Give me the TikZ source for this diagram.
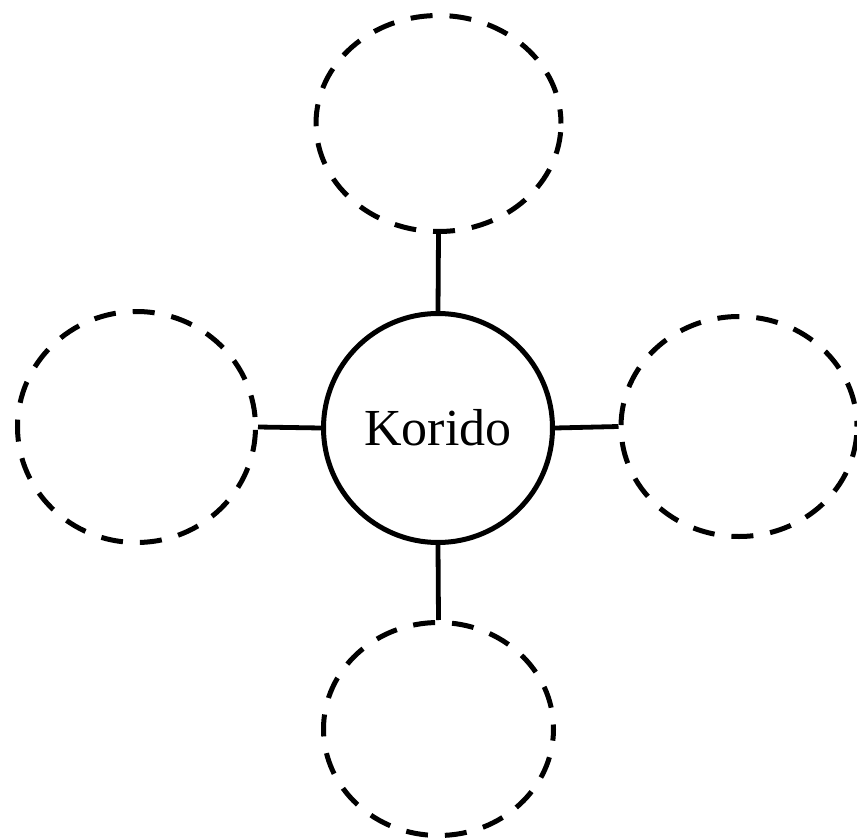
\documentclass[tikz,border=0pt]{standalone}
\usepackage{fontspec}
\setmainfont{Liberation Serif}
\usetikzlibrary{shapes.geometric}
\begin{document}
\begin{tikzpicture}[x=1pt,y=-1pt,
  hub/.style={circle,draw,line width=5pt,inner sep=0pt,minimum size=229pt,font=\fontsize{52}{60}\selectfont},
  leaf/.style={ellipse,draw,line width=5pt,inner sep=0pt,dash pattern=on 22pt off 17pt},
  link/.style={line width=4.8pt}]
\useasboundingbox (0,0) rectangle (857,840);
\node[hub] (c) at (438,428) {Korido};
\node[leaf,dash phase=7.8pt,minimum width=245pt,minimum height=216pt] (t) at (438.5,123.5) {};
\node[leaf,dash phase=29pt,minimum width=238pt,minimum height=231pt] (l) at (136.5,427) {};
\node[leaf,dash phase=16.2pt,minimum width=236pt,minimum height=220pt] (r) at (739,426.5) {};
\node[leaf,dash phase=17.5pt,minimum width=230pt,minimum height=213pt] (b) at (438.5,729) {};
\draw[link] (c.north) -- (t.south);
\draw[link] (c.west) -- (l.east);
\draw[link] (c.east) -- (r.west);
\draw[link] (c.south) -- (b.north);
\end{tikzpicture}
\end{document}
- - - -
* _DO THIS_
Take the listing above and print it exactly, apart from the pictures.

* _RESULT OF THE EXERCISE_
Give me the TikZ source for this diagram.
\documentclass[tikz,border=0pt]{standalone}
\usepackage{fontspec}
\setmainfont{Liberation Serif}
\usetikzlibrary{shapes.geometric}
\begin{document}
\begin{tikzpicture}[x=1pt,y=-1pt,
  hub/.style={circle,draw,line width=5pt,inner sep=0pt,minimum size=229pt,font=\fontsize{52}{60}\selectfont},
  leaf/.style={ellipse,draw,line width=5pt,inner sep=0pt,dash pattern=on 22pt off 17pt},
  link/.style={line width=4.8pt}]
\useasboundingbox (0,0) rectangle (857,840);
\node[hub] (c) at (438,428) {Korido};
\node[leaf,dash phase=7.8pt,minimum width=245pt,minimum height=216pt] (t) at (438.5,123.5) {};
\node[leaf,dash phase=29pt,minimum width=238pt,minimum height=231pt] (l) at (136.5,427) {};
\node[leaf,dash phase=16.2pt,minimum width=236pt,minimum height=220pt] (r) at (739,426.5) {};
\node[leaf,dash phase=17.5pt,minimum width=230pt,minimum height=213pt] (b) at (438.5,729) {};
\draw[link] (c.north) -- (t.south);
\draw[link] (c.west) -- (l.east);
\draw[link] (c.east) -- (r.west);
\draw[link] (c.south) -- (b.north);
\end{tikzpicture}
\end{document}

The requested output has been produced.